This treaty was engineered to concentrate the Ojibwe population in a single place, encourage them to farm through the allotment of land to individuals, and open valuable pine forests to logging. Individual band members were given scrip to be redeemed for up to 160 acres each, located within boundaries established in the treaty. Mixed blood individuals could receive scrip only if they lived within reservation boundaries, and in no case could the scrip be transferred to “any person not a member of the Chippewa tribe.” In compensation for ceding about 2,000,000 acres, the Ojibwe received $145,000, all in the form of goods and services to support education and farming, payable in various forms over a period of up to 10 years.
Over the following decades, the provisions of this treaty were abused and changed by legislation to transfer ownership of reservation lands from the control of Ojibwe people. Through legislation such as the Dawes Act and Nelson Act, lands were made available for sale to white settlers and timber interests. The Clapp rider in the early 1900's made it legal for mixed blood band members to sell their land scrip, which led to widescale fraud in which no benefits were gained for the sale.

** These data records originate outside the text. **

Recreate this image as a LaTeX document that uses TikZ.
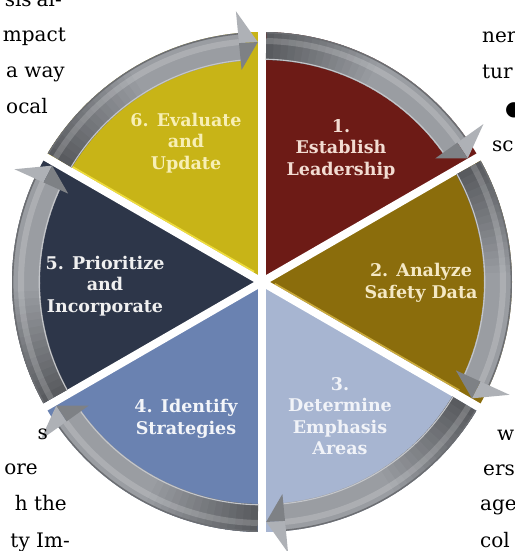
\documentclass[tikz,border=0pt]{standalone}
\usepackage{fontspec}
\setmainfont{DejaVu Serif}
\newfontfamily\symfnt{DejaVu Sans}
\definecolor{wA}{HTML}{6D1B16}
\definecolor{wB}{HTML}{8B6D0C}
\definecolor{wC}{HTML}{A7B5D1}
\definecolor{wD}{HTML}{6A82B1}
\definecolor{wE}{HTML}{2D3649}
\definecolor{wF}{HTML}{C8B417}
\definecolor{tA}{HTML}{F2DCD2}
\definecolor{tB}{HTML}{F4E8C4}
\definecolor{tC}{HTML}{F1F3F8}
\definecolor{tD}{HTML}{F3F5F9}
\definecolor{tE}{HTML}{F0F0F0}
\definecolor{tF}{HTML}{F7EFB5}
\definecolor{hiB}{HTML}{C9A93A}
\definecolor{hiF}{HTML}{EEDC3C}
\definecolor{bandlight}{HTML}{9A9DA2}
\definecolor{banddark}{HTML}{525458}
\definecolor{bandedge}{HTML}{6C6E72}
\definecolor{bandhi}{HTML}{C4C6CA}
\definecolor{headlight}{HTML}{AEB1B6}
\definecolor{headdark}{HTML}{7E8185}
\newcommand\labelfnt{\fontsize{17.5}{21.5}\selectfont\bfseries}
\newcommand\bodyfnt{\fontsize{20}{20}\selectfont}
\newcommand\mkband[2]{%
  \pgfmathsetmacro\bS{#1-1}%
  \pgfmathsetmacro\bE{#2+5.5}%
  \pgfmathsetmacro\bT{#2+1}%
  \foreach \i in {0,...,29}{%
    \pgfmathsetmacro\aA{\bS-(\bS-\bE)*\i/30}%
    \pgfmathsetmacro\aB{\bS-(\bS-\bE)*(\i+1)/30-0.4}%
    \pgfmathtruncatemacro\pc{min(100,10+\i*6)}%
    \colorlet{bandc}{bandlight!\pc!banddark}%
    \fill[bandc] (\aA:222) arc[start angle=\aA,end angle=\aB,radius=222pt] -- (\aB:250) arc[start angle=\aB,end angle=\aA,radius=250pt] -- cycle;%
  }%
  \draw[white,opacity=0.18,line width=6pt] (\bS:241) arc[start angle=\bS,end angle=\bE,radius=241pt];%
  \draw[bandedge,line width=1.4pt] (\bS:249.3) arc[start angle=\bS,end angle=\bE,radius=249.3pt];%
  \draw[bandhi,line width=1.1pt] (\bS:222.8) arc[start angle=\bS,end angle=\bE,radius=222.8pt];%
  \fill[headlight] (\bE:272) -- (\bT:240) -- (\bE:240) -- cycle;%
  \fill[headdark] (\bE:240) -- (\bT:240) -- (\bE:213) -- cycle;%
}
\begin{document}
\begin{tikzpicture}[x=1pt,y=1pt,
  lbl/.style={font=\labelfnt, align=center, inner sep=0pt},
  bodytxt/.style={font=\bodyfnt, inner sep=0pt, text=black}]
\useasboundingbox (0,0) rectangle (514,551);
\fill[white] (0,0) rectangle (514,551);
\begin{scope}[shift={(262,269)}]
  % wedges
  \fill[wA] (0,0) -- (90:250) arc[start angle=90,end angle=30,radius=250pt] -- cycle;
  \fill[wB] (0,0) -- (30:250) arc[start angle=30,end angle=-30,radius=250pt] -- cycle;
  \fill[wC] (0,0) -- (-30:250) arc[start angle=-30,end angle=-90,radius=250pt] -- cycle;
  \fill[wD] (0,0) -- (-90:250) arc[start angle=-90,end angle=-150,radius=250pt] -- cycle;
  \fill[wE] (0,0) -- (-150:250) arc[start angle=-150,end angle=-210,radius=250pt] -- cycle;
  \fill[wF] (0,0) -- (150:250) arc[start angle=150,end angle=90,radius=250pt] -- cycle;
  % bevel highlights along some edges
  \draw[hiF,line width=1.6pt] ([shift={(60:5)}]150:12) -- ([shift={(60:5)}]150:225);
  \draw[hiB,line width=1.6pt] ([shift={(60:5)}]-30:12) -- ([shift={(60:5)}]-30:225);
  % separators
  \foreach \a in {90,30,-30,-90,-150,150}
    \draw[white,line width=8pt] (0,0) -- (\a:280);
  \fill[white] (0,0) circle[radius=7pt];
  % bands with arrows
  \mkband{90}{30}
  \mkband{30}{-30}
  \mkband{-30}{-90}
  \mkband{-90}{-150}
  \mkband{-150}{-210}
  \mkband{150}{90}
\end{scope}
% labels
\node[lbl, text=tA] (l1) at (341,402) {1.\\Establish\\Leadership};
\node[lbl, text=tB] (l2) at (421,268) {2. Analyze\\Safety Data};
\node[lbl, text=tC] (l3) at (340,135) {3.\\Determine\\Emphasis\\Areas};
\node[lbl, text=tD] (l4) at (186,132) {4. Identify\\Strategies};
\node[lbl, text=tE] (l5) at (105,265) {5. Prioritize\\and\\Incorporate};
\node[lbl, text=tF] (l6) at (186,408) {6. Evaluate\\and\\Update};
% surrounding page text fragments
\node[bodytxt, anchor=base east] (p1) at (62,544) {sis\hspace{5pt}al-};
\node[bodytxt, anchor=base east] (p2) at (66,509) {mpact};
\node[bodytxt, anchor=base east] (p3) at (65,473) {a way};
\node[bodytxt, anchor=base east] (p4) at (48,437) {ocal};
\node[bodytxt, anchor=base west] (q1) at (482,508) {ner};
\node[bodytxt, anchor=base west] (q2) at (482,472) {tur};
\node[bodytxt, anchor=base west, font=\symfnt\bodyfnt] (q3) at (505,435) {●};
\node[bodytxt, anchor=base west] (q4) at (492,399) {sc};
\node[bodytxt, anchor=base east] (r1) at (48,111) {s};
\node[bodytxt, anchor=base east] (r2) at (38,76) {ore};
\node[bodytxt, anchor=base east] (r3) at (67,40) {h the};
\node[bodytxt, anchor=base east] (r4) at (70,4) {ty Im-};
\node[bodytxt, anchor=base west] (u1) at (497,110) {w};
\node[bodytxt, anchor=base west] (u2) at (483,75) {ers};
\node[bodytxt, anchor=base west] (u3) at (480,40) {age};
\node[bodytxt, anchor=base west] (u4) at (480,4) {col};
\end{tikzpicture}
\end{document}
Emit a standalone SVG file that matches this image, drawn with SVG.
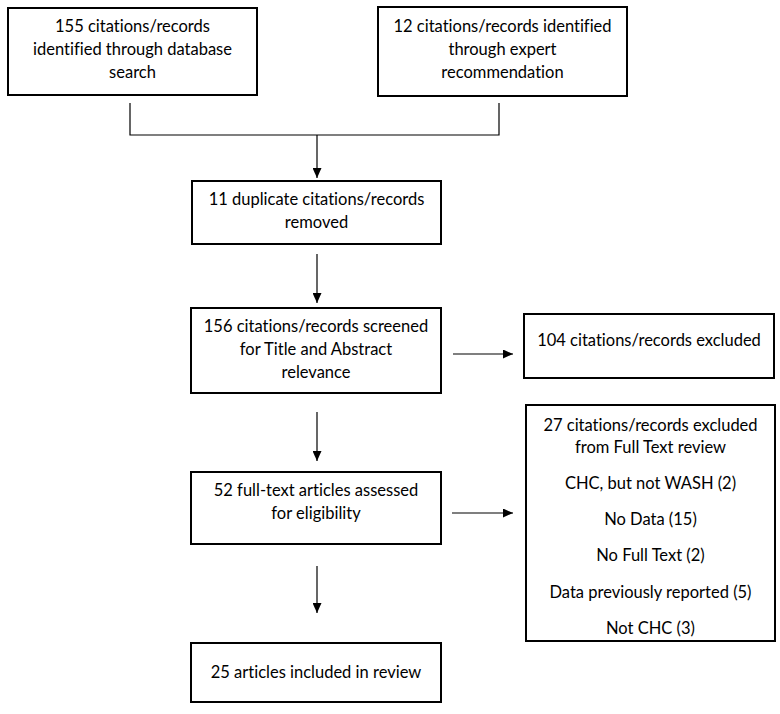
<svg xmlns="http://www.w3.org/2000/svg" width="780" height="714" viewBox="0 0 780 714">
<style>
.box{fill:#fff;stroke:#000;stroke-width:2}
.t{font-family:Lato,"Open Sans","Liberation Sans",sans-serif;font-size:16.5px;fill:#000;text-anchor:middle;font-variant-ligatures:none}
.c{fill:none;stroke:#000;stroke-width:1.2}
</style>
<defs>
<marker id="ah" markerUnits="userSpaceOnUse" markerWidth="10" markerHeight="9" refX="10" refY="4.5" orient="auto">
<path d="M0,0 L10,4.5 L0,9 z" fill="#000"/>
</marker>
</defs>
<rect width="780" height="714" fill="#fff"/>
<g id="connectors">
<path class="c" d="M130,103 V135 H499 V103"/>
<path class="c" d="M317,135 V178" marker-end="url(#ah)"/>
<path class="c" d="M317,254 V303" marker-end="url(#ah)"/>
<path class="c" d="M453,354 H513" marker-end="url(#ah)"/>
<path class="c" d="M317,412 V461" marker-end="url(#ah)"/>
<path class="c" d="M452,513 H513" marker-end="url(#ah)"/>
<path class="c" d="M317,566 V613" marker-end="url(#ah)"/>
</g>
<g id="n-database">
<rect class="box" x="8" y="8" width="249" height="87"/>
<text class="t" x="132.5" y="32">155 citations/records</text>
<text class="t" x="132.5" y="55">identified through database</text>
<text class="t" x="132.5" y="78">search</text>
</g>
<g id="n-expert">
<rect class="box" x="378" y="7" width="249" height="89"/>
<text class="t" x="502.5" y="32">12 citations/records identified</text>
<text class="t" x="502.5" y="55">through expert</text>
<text class="t" x="502.5" y="78">recommendation</text>
</g>
<g id="n-duplicates">
<rect class="box" x="192" y="181" width="249" height="63"/>
<text class="t" x="316.5" y="205">11 duplicate citations/records</text>
<text class="t" x="316.5" y="228">removed</text>
</g>
<g id="n-screened">
<rect class="box" x="191" y="308" width="250" height="85"/>
<text class="t" x="316" y="332">156 citations/records screened</text>
<text class="t" x="316" y="355">for Title and Abstract</text>
<text class="t" x="316" y="378">relevance</text>
</g>
<g id="n-excluded1">
<rect class="box" x="524" y="314" width="250" height="64"/>
<text class="t" x="649" y="346">104 citations/records excluded</text>
</g>
<g id="n-fulltext">
<rect class="box" x="191" y="472" width="250" height="72"/>
<text class="t" x="316" y="496">52 full-text articles assessed</text>
<text class="t" x="316" y="519">for eligibility</text>
</g>
<g id="n-excluded2">
<rect class="box" x="526" y="405" width="249" height="236"/>
<text class="t" x="650.5" y="431">27 citations/records excluded</text>
<text class="t" x="650.5" y="453">from Full Text review</text>
<text class="t" x="650.5" y="489">CHC, but not WASH (2)</text>
<text class="t" x="650.5" y="525">No Data (15)</text>
<text class="t" x="650.5" y="561">No Full Text (2)</text>
<text class="t" x="650.5" y="598">Data previously reported (5)</text>
<text class="t" x="650.5" y="634">Not CHC (3)</text>
</g>
<g id="n-included">
<rect class="box" x="191" y="643" width="250" height="59"/>
<text class="t" x="316" y="678">25 articles included in review</text>
</g>
</svg>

The importance of timber interests in engineering this treaty can be found in the presence of Joel B. Bassett at the treaty signing. Serving as the U.S. Indian agent for the Ojibwe at Crow Wing (1865-1869), Basset had been a lumber manufacturer in Minneapolis since 1850, and this treaty expanded his business. By the late 1880’s, he was convicted of fraudulently harvesting 17,000,000 feet of timber from the White Earth reservation.